Ameron has also had run-ins with the SEC (Securities and Exchange Commission), which United Against Nuclear Iran has excerpted in part. The page notes that OFAC first asked for information from Ameron back in 2008, the fact that the goods in question were fiberglass pipe, and this evidence of apparently violating conduct after the 2005-6 timeframe:
In addition, certain foreign subsidiaries included within the Current Consolidated Group had limited sales from current operations into Iran during 2008 – Two foreign subsidiaries included within the Current Consolidated Group (Ameron (Pte) Ltd. (“PTE”), a wholly-owned subsidiary of the Company located in Singapore and Ameron Malaysia Sdn. BHn. (“AM”), a wholly-owned subsidiary of PTE located in Malaysia, reported combined direct sales from current operations of $342,826.76, and no indirect sales, into Iran during the 2009 Comment Letter Period.
The Company has also recently received information that Bondstrand Ltd. (a foreign company of which the Company indirectly – through a wholly-owned foreign subsidiary – owns 40%) had sales of approximately $13,936.98 of adhesive to an Iranian company.” (CORRESP for AMERON INTERNATIONAL CORP, 9.14.2009)
Even if one discounts the Bondstrand sales since there is not majority ownership (although Mr. Watchlist would argue that there is certainly significant benefit to Ameron from the relationship and significant input, if not control, of the company), the Singaporean and Malaysian operations have, at best, business operations requiring further review.

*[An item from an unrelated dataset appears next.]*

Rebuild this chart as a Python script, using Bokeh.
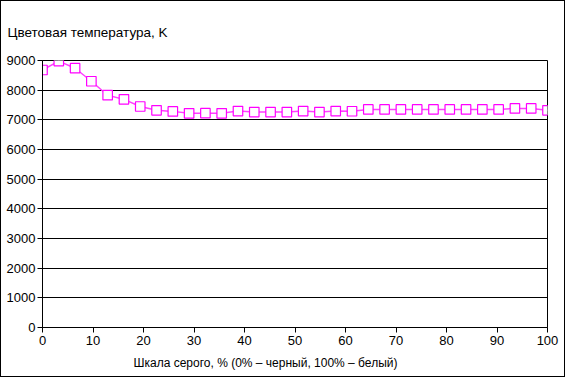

Perhaps most damning is the September 14, 2009 letter from James R, McLaughlin, the Senior Vice President, CFO and Treasurer of the firm, to the SEC.
1. We note your disclosure on pages 28 and 57 that OFAC requested information regarding transactions involving Iran. Please describe to us the transactions the request relates to, including whether they were transactions by you, your subsidiaries, joint venture, joint venture partners or other entities.
RESPONSE:
As disclosed on pages 28 and 57 of our Form 10-K for the fiscal year ended November 30, 2008 (the “2008 Form 10-K”), the Office of Foreign Assets Control (“OFAC”) sent to the Company a Requirement To Furnish Information regarding transactions involving Iran. OFAC did not identify any specific transactions in its letter. Rather, OFAC directed the Company to provide the following information regarding transactions in or with Iran: (i) whether the Company has exported any goods to Iran (directly or indirectly) since December 1, 2003, (ii) whether any foreign branch or subsidiary of the Company has exported or reexported goods from the United States to Iran (directly or indirectly) since December 1, 2003 and (iii) information regarding any U.S. person’s involvement in transactions involving Iran, including, but not limited to, servicing, consulting, assisting, managing, purchasing, selling, transporting, swapping, brokering, approving, dealing, financing, facilitating, or guaranteeing in any manner; facilitating payments through U.S. bank accounts; or exercising managerial control over operations in Iran.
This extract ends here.